An IMF mission team led by Evan Papageorgiou visited Sri Lanka from September 24 to October 9, 2025, to discuss recent macroeconomic developments and progress in implementing economic and financial policies under the Extended Fund Facility (EFF) arrangement. Papageorgiou confirmed that the staff-level agreement, under the four-year EFF approved in March 2023 for $3 billion, remains contingent on Parliamentary approval of the 2026 Appropriation Bill and a financing assurances review.

“Upon completion of the Executive Board review, Sri Lanka would have access to SDR 254 million (~$347 million), bringing the total IMF financial support disbursed under the arrangement to SDR 1,524 million (~$2.04 billion),” said Papageorgiou.

He praised the country’s robust recovery, noting 4.8 per cent GDP growth in the first half of 2025, 1.5 per cent inflation in September, and reserves reaching $6.1 billion. Debt restructuring is reported to be nearing completion.

The IMF emphasised that sustaining reform momentum is crucial for maintaining fiscal stability, improving tax compliance, and safeguarding public finances. Key priorities include enhancing public financial management, maintaining cost-recovery energy pricing, and strengthening governance of state-owned enterprises. Protecting vulnerable populations and advancing welfare reforms also remain central to the IMF’s recommendations.

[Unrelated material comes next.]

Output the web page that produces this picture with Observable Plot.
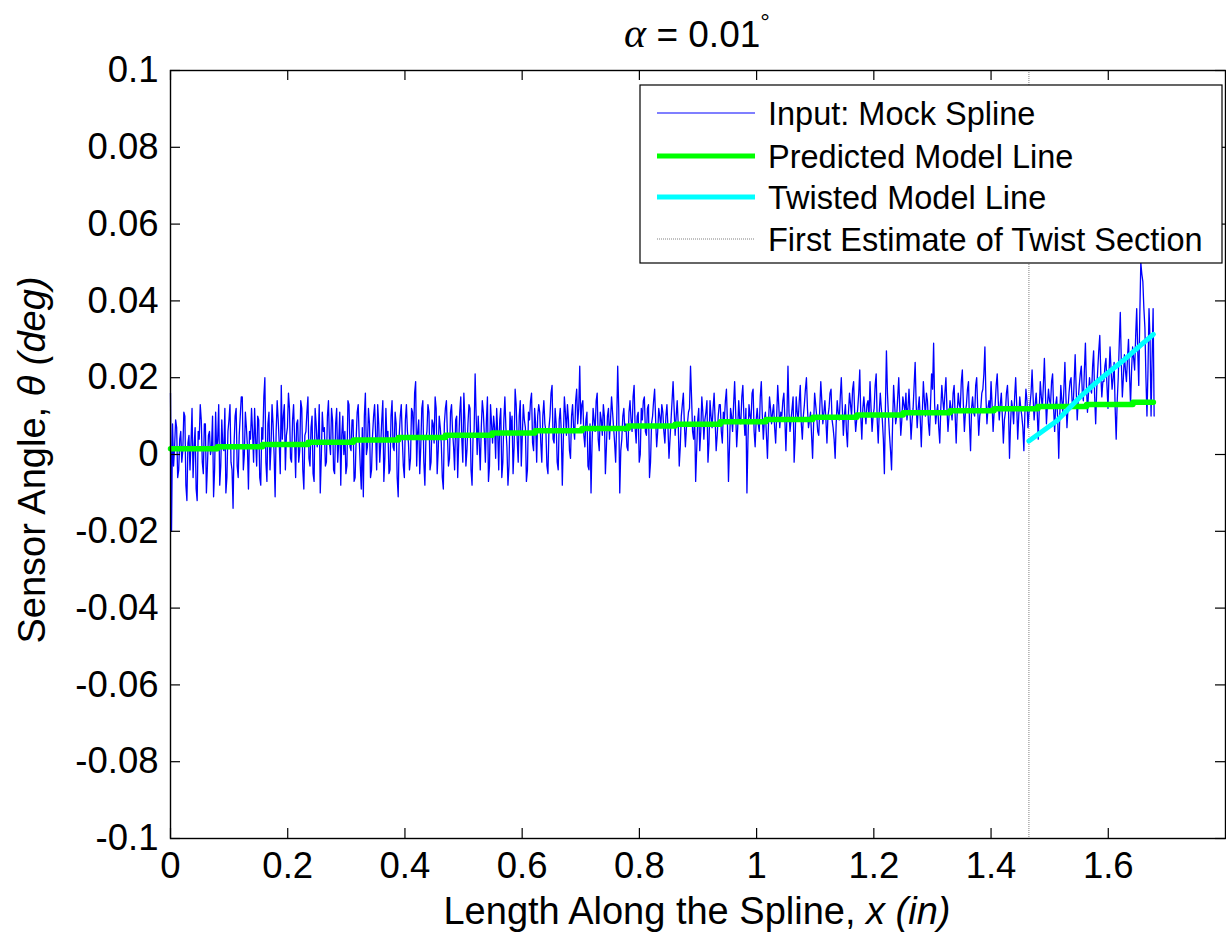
<!DOCTYPE html>
<html><head><meta charset="utf-8">
<script src="https://cdn.jsdelivr.net/npm/d3@7"></script>
<script src="https://cdn.jsdelivr.net/npm/@observablehq/plot@0.6"></script>
<style>
body{margin:0;background:#fff;}
svg{font-family:"Liberation Sans",Arial,sans-serif;}
</style>
</head><body><div id="chart"></div>
<script>
// Input: Mock Spline, sampled on a uniform grid in x (in)
const inputX0 = 0;
const inputStep = 0.00175;
const inputValues = [
0.016,-0.020,0.008,-0.003,0.002,0.009,0.007,-0.006,-0.004,0.004,0.006,-0.002,0.001,0.011,0.010,-0.008,-0.012,0.003,0.005,-0.004,
0.003,0.012,-0.006,0.002,0.007,-0.009,-0.012,0.006,0.004,0.013,0.009,-0.002,-0.005,0.008,0.008,-0.010,-0.003,0.005,0.006,0.000,
0.002,0.010,-0.011,-0.004,0.011,0.001,0.004,0.013,-0.008,-0.003,0.009,0.002,0.001,0.012,-0.010,-0.006,0.006,0.009,0.013,-0.002,
-0.004,-0.014,0.003,0.010,0.012,-0.003,-0.006,0.005,0.010,0.015,0.015,-0.004,0.000,0.011,0.007,0.002,-0.009,0.006,0.004,0.012,
0.006,-0.002,0.012,0.004,-0.003,0.010,0.009,-0.006,-0.008,0.007,0.004,0.015,0.020,-0.002,-0.007,0.008,0.011,-0.004,0.002,0.013,
0.008,0.000,-0.011,0.006,0.014,0.009,0.003,-0.005,0.018,0.004,0.010,0.013,-0.004,0.005,0.007,0.016,0.012,-0.001,-0.002,0.009,
0.013,0.004,-0.006,0.008,0.009,-0.002,0.001,0.014,0.012,-0.004,-0.009,0.005,0.006,0.011,0.015,-0.001,-0.003,0.007,0.010,-0.005,
-0.007,0.012,0.008,0.002,0.004,0.013,-0.010,-0.001,0.011,0.006,0.007,-0.003,-0.002,0.010,0.014,0.003,0.000,0.012,0.009,-0.004,
-0.005,0.008,0.012,-0.002,0.003,0.011,-0.008,0.005,0.010,0.000,0.006,-0.005,-0.003,0.014,0.013,0.002,0.001,0.009,0.009,-0.007,
-0.006,0.004,0.011,0.013,0.004,-0.003,-0.009,0.007,-0.011,0.010,0.016,0.000,0.002,0.012,0.008,-0.006,-0.004,0.005,0.010,0.013,
0.005,-0.004,0.013,0.008,-0.002,0.003,0.009,0.014,-0.007,-0.001,0.012,0.004,0.006,-0.005,-0.004,0.010,0.014,0.002,0.001,0.011,
0.008,-0.006,-0.011,0.005,0.010,0.013,0.004,-0.003,-0.006,0.009,0.013,0.006,0.003,-0.004,-0.001,0.012,0.011,0.004,0.016,0.019,
-0.003,0.006,0.009,-0.005,0.002,0.012,0.014,-0.002,-0.008,0.004,0.006,0.013,0.011,-0.004,-0.002,0.009,0.008,0.003,0.015,0.012,
-0.005,0.001,0.010,0.007,0.003,-0.006,-0.009,0.008,0.012,0.014,0.005,-0.003,-0.001,0.011,0.013,0.006,0.002,-0.004,0.009,0.010,
-0.006,0.003,0.011,0.015,0.004,-0.002,0.016,0.009,-0.003,0.001,0.008,0.013,0.012,-0.004,-0.008,0.005,0.006,0.021,0.010,0.000,
0.010,0.003,-0.004,0.007,0.014,0.011,0.005,-0.002,0.009,0.015,-0.007,-0.003,0.013,0.008,0.003,0.010,0.007,-0.001,0.012,0.006,
-0.004,0.009,0.012,-0.006,-0.002,0.009,0.015,0.007,0.002,-0.008,-0.003,0.011,0.006,0.010,-0.005,0.002,0.017,0.013,0.004,-0.002,
0.010,0.014,-0.003,0.005,0.013,0.009,0.007,-0.007,-0.004,0.011,0.009,0.014,0.016,0.003,0.001,0.012,0.008,-0.002,0.010,0.013,
0.011,0.003,-0.002,0.010,0.014,0.008,0.006,-0.003,-0.005,0.007,0.010,0.016,0.018,0.004,0.003,0.012,0.008,-0.002,-0.004,0.009,
0.012,0.006,-0.008,0.004,0.015,0.011,0.005,0.013,0.009,0.001,-0.001,0.010,0.013,0.007,0.004,0.014,0.017,0.008,0.012,0.023,
0.008,0.013,0.014,0.005,0.002,0.009,0.011,-0.003,-0.004,0.008,-0.010,0.003,0.012,0.009,0.006,0.014,0.016,0.004,0.001,0.011,
0.009,0.005,0.013,0.010,-0.005,0.002,0.010,0.012,0.004,0.009,0.015,0.011,0.007,0.003,-0.002,0.008,0.023,0.012,-0.010,0.001,
0.004,0.010,0.012,0.006,0.008,0.002,0.001,0.011,0.014,0.009,0.006,0.015,0.018,0.007,0.003,0.010,0.011,-0.002,0.000,0.012,
0.009,0.014,0.015,0.006,0.005,0.012,0.013,-0.006,-0.002,0.008,0.010,0.014,0.017,0.009,0.002,0.006,0.012,0.010,0.007,0.013,
0.011,0.006,0.003,0.010,0.013,0.007,-0.001,0.004,0.009,0.014,0.019,0.012,0.005,0.010,0.014,0.008,-0.003,0.002,0.010,0.013,
0.016,0.008,0.002,0.007,0.008,0.011,0.012,0.023,0.015,0.006,0.004,0.010,-0.007,0.001,0.009,0.012,0.001,0.006,0.015,0.011,
0.004,0.009,0.011,0.014,-0.002,0.003,0.014,0.010,0.007,0.012,0.016,0.009,0.001,0.005,0.010,0.013,0.013,0.006,0.003,0.011,
0.009,0.014,0.017,0.008,-0.007,0.002,0.012,0.010,0.006,0.013,0.019,0.011,0.002,0.007,0.014,0.009,0.008,0.015,0.018,0.010,
0.005,0.012,-0.010,0.004,0.013,0.010,0.009,0.016,0.017,0.006,0.002,0.009,0.012,0.008,0.006,0.015,0.019,0.010,0.004,0.009,
0.011,0.005,-0.001,0.008,0.015,0.012,0.008,0.011,0.013,0.007,0.003,0.010,0.018,0.013,0.007,0.011,0.010,0.014,0.016,0.009,
0.001,0.010,0.023,0.011,0.006,0.009,0.012,0.015,-0.002,0.004,0.015,0.011,0.009,0.014,0.018,0.008,0.004,0.010,0.013,0.017,
0.020,0.012,0.007,0.009,0.011,0.005,-0.001,0.008,0.016,0.013,0.010,0.006,0.005,0.012,0.019,0.014,0.008,0.011,0.014,0.009,
0.003,0.010,0.012,0.016,0.017,0.009,0.007,0.004,-0.001,0.008,0.014,0.011,0.009,0.015,0.020,0.012,0.005,0.010,0.013,0.006,
0.002,0.011,0.016,0.013,0.010,0.017,0.019,0.011,0.006,0.009,0.012,0.016,0.022,0.010,0.004,0.012,0.015,0.011,0.008,0.013,
0.014,0.010,0.019,0.012,0.006,0.010,0.012,0.018,0.021,0.009,0.003,0.011,0.016,0.012,0.009,0.004,-0.005,0.012,0.027,0.016,
0.010,0.005,0.001,-0.004,0.008,0.018,0.013,0.008,0.010,0.015,0.020,0.012,0.005,0.009,0.015,0.013,0.011,0.016,0.009,0.012,
0.017,0.011,0.004,0.009,0.012,0.018,0.024,0.013,0.007,0.012,0.015,0.009,0.002,0.011,0.019,0.014,0.010,0.016,0.014,0.008,
0.005,0.013,0.021,0.017,0.029,0.013,0.008,0.011,0.013,0.007,0.003,0.012,0.018,0.014,0.011,0.016,0.020,0.012,0.006,0.010,
0.014,0.012,0.009,0.016,0.018,0.010,0.003,0.011,0.016,0.013,0.012,0.019,0.022,0.013,0.006,0.011,0.013,0.017,0.019,0.008,
0.001,0.012,0.015,0.011,0.010,0.018,0.020,0.012,0.005,0.010,0.012,0.016,0.017,0.021,0.028,0.015,0.008,0.012,0.014,0.011,
0.019,0.013,0.006,0.011,0.013,0.018,0.021,0.014,0.009,0.013,0.016,0.010,0.003,0.009,0.011,0.016,0.018,0.012,-0.001,0.008,
0.014,0.012,0.008,0.015,0.020,0.013,0.004,0.010,0.015,0.012,0.010,0.007,0.001,0.011,0.017,0.014,0.007,0.011,0.013,0.016,
0.022,0.015,0.009,0.013,0.016,0.011,0.004,0.012,0.019,0.015,0.012,0.018,0.025,0.016,0.008,0.013,0.017,0.014,0.013,0.019,
0.021,0.012,0.006,0.013,0.015,0.009,-0.001,0.010,0.018,0.014,0.011,0.017,0.024,0.015,0.007,0.012,0.016,0.019,0.020,0.014,
0.012,0.019,0.026,0.017,0.009,0.014,0.018,0.021,0.023,0.016,0.014,0.022,0.029,0.018,0.011,0.016,0.020,0.017,0.016,0.023,
0.027,0.015,0.008,0.017,0.022,0.027,0.031,0.021,0.015,0.019,0.019,0.023,0.025,0.018,0.012,0.021,0.028,0.022,0.017,0.020,
0.024,0.012,0.004,0.014,0.020,0.029,0.037,0.024,0.015,0.020,0.026,0.022,0.019,0.025,0.030,0.021,0.013,0.022,0.028,0.025,
0.022,0.031,0.038,0.027,0.018,0.036,0.050,0.047,0.045,0.038,0.033,0.020,0.010,0.022,0.038,0.030,0.010,0.025,0.038,0.010
];

// Predicted Model Line (stepwise)
const modelX = [0,0.080,0.157,0.235,0.312,0.389,0.469,0.549,0.622,0.702,0.781,0.861,0.938,1.016,1.096,1.171,1.250,1.330,1.405,1.480,1.563,1.642,1.677];
const modelValues = [0.0015,0.0020,0.0026,0.0032,0.0038,0.0044,0.0050,0.0056,0.0062,0.0068,0.0074,0.0079,0.0085,0.0091,0.0097,0.0103,0.0109,0.0114,0.0119,0.0125,0.0130,0.0136,0.0136];

// Twisted Model Line
const twistX = [1.4646,1.512,1.552,1.586,1.625,1.654,1.677];
const twistValues = [0.0035,0.0087,0.0150,0.0196,0.0244,0.0283,0.0313];

// First Estimate of Twist Section
const twistEstimateX = [1.4646];

const xTicks = [0,0.2,0.4,0.6,0.8,1,1.2,1.4,1.6];
const xTickLabels = ["0","0.2","0.4","0.6","0.8","1","1.2","1.4","1.6"];
const yTicks = [-0.1,-0.08,-0.06,-0.04,-0.02,0,0.02,0.04,0.06,0.08,0.1];
const yTickLabels = ["-0.1","-0.08","-0.06","-0.04","-0.02","0","0.02","0.04","0.06","0.08","0.1"];

const seriesNames = ["Input: Mock Spline","Predicted Model Line","Twisted Model Line","First Estimate of Twist Section"];

const W = 1226, H = 934, mL = 170, mR = 1, mT = 70, mB = 96;
const frameW = W - mL - mR, frameH = H - mT - mB;
const TL = 10;

const input = inputValues.map((v, i) => ({x: inputX0 + i * inputStep, y: v}));
const model = modelX.map((x, i) => ({x, y: modelValues[i]}));
const twist = twistX.map((x, i) => ({x, y: twistValues[i]}));

const svg = Plot.plot({
  width: W, height: H,
  marginLeft: mL, marginRight: mR, marginTop: mT, marginBottom: mB,
  x: {domain: [0, 1.8]},
  y: {domain: [-0.1, 0.1]},
  style: {fontFamily: '"Liberation Sans", Arial, sans-serif', background: "white", color: "black"},
  marks: [
    Plot.ruleX(twistEstimateX, {stroke: "#808080", strokeWidth: 1, strokeDasharray: "1,1"}),
    Plot.line(input, {x: "x", y: "y", stroke: "#0000ff", strokeWidth: 1.3}),
    Plot.line(model, {x: "x", y: "y", stroke: "#00ff00", strokeWidth: 5.5, curve: "step-after"}),
    Plot.line(twist, {x: "x", y: "y", stroke: "#00ffff", strokeWidth: 5}),
    Plot.tickX(xTicks, {x: d => d, insetTop: frameH - TL, stroke: "black", strokeWidth: 1.2}),
    Plot.tickX(xTicks, {x: d => d, insetBottom: frameH - TL, stroke: "black", strokeWidth: 1.2}),
    Plot.tickY(yTicks, {y: d => d, insetRight: frameW - TL, stroke: "black", strokeWidth: 1.2}),
    Plot.tickY(yTicks, {y: d => d, insetLeft: frameW - TL, stroke: "black", strokeWidth: 1.2}),
    Plot.frame({stroke: "black", strokeWidth: 1.4}),
    Plot.axisX(xTicks, {tickSize: 0, tickPadding: 14, fontSize: 36.5, label: null,
      tickFormat: d => xTickLabels[xTicks.indexOf(d)]}),
    Plot.axisY(yTicks, {tickSize: 0, tickPadding: 12, fontSize: 36.5, label: null,
      tickFormat: d => yTickLabels[yTicks.indexOf(d)]})
  ]
});

const s = d3.select(svg);
s.style("overflow", "visible");

// Title
const title = s.append("text").attr("x", 697).attr("y", 47).attr("text-anchor", "middle")
  .attr("font-size", 37).attr("fill", "black");
title.append("tspan").attr("font-family", '"Liberation Serif", serif').attr("font-style", "italic")
  .attr("font-size", 42).text("α");
title.append("tspan").text(" = 0.01");
title.append("tspan").attr("font-size", 24).attr("dy", -17).text("°");

// X label
const xl = s.append("text").attr("x", 697).attr("y", 924).attr("text-anchor", "middle")
  .attr("font-size", 38).attr("fill", "black");
xl.append("tspan").text("Length Along the Spline, ");
xl.append("tspan").attr("font-style", "italic").text("x (in)");

// Y label
const yl = s.append("text").attr("transform", "translate(45,460) rotate(-90)").attr("text-anchor", "middle")
  .attr("font-size", 38).attr("fill", "black");
yl.append("tspan").text("Sensor Angle, ");
yl.append("tspan").attr("font-style", "italic").text("θ (deg)");

// Legend
const lg = s.append("g");
lg.append("rect").attr("x", 640).attr("y", 85).attr("width", 582).attr("height", 178)
  .attr("fill", "white").attr("stroke", "black").attr("stroke-width", 1.2);
const legendStyles = [
  {stroke: "#0000ff", width: 1.1, dash: null},
  {stroke: "#00ff00", width: 5, dash: null},
  {stroke: "#00ffff", width: 5, dash: null},
  {stroke: "#808080", width: 1, dash: "1,1"}
];
const rowY = [113, 156, 197, 239];
seriesNames.forEach((name, i) => {
  const st = legendStyles[i];
  const ln = lg.append("line").attr("x1", 657).attr("x2", 755).attr("y1", rowY[i]).attr("y2", rowY[i])
    .attr("stroke", st.stroke).attr("stroke-width", st.width);
  if (st.dash) ln.attr("stroke-dasharray", st.dash);
  lg.append("text").attr("x", 768).attr("y", rowY[i]).attr("dy", "0.36em")
    .attr("text-anchor", "start").attr("font-size", 32.5).attr("fill", "black").text(name);
});

document.getElementById("chart").appendChild(svg);
</script>
</body></html>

On monetary policy, the IMF urged the Central Bank to remain data-driven and independent while continuing reserve accumulation and exchange rate flexibility. It also highlighted the need to finalise bilateral debt agreements swiftly and operationalise the Public Debt Management Office to restore investor confidence.

The mission team met with President and Finance Minister Anura Kumara Dissanayake, Prime Minister Dr Harini Amarasuriya, senior ministers, the Central Bank Governor, and other top officials, as well as representatives from the private sector and civil society.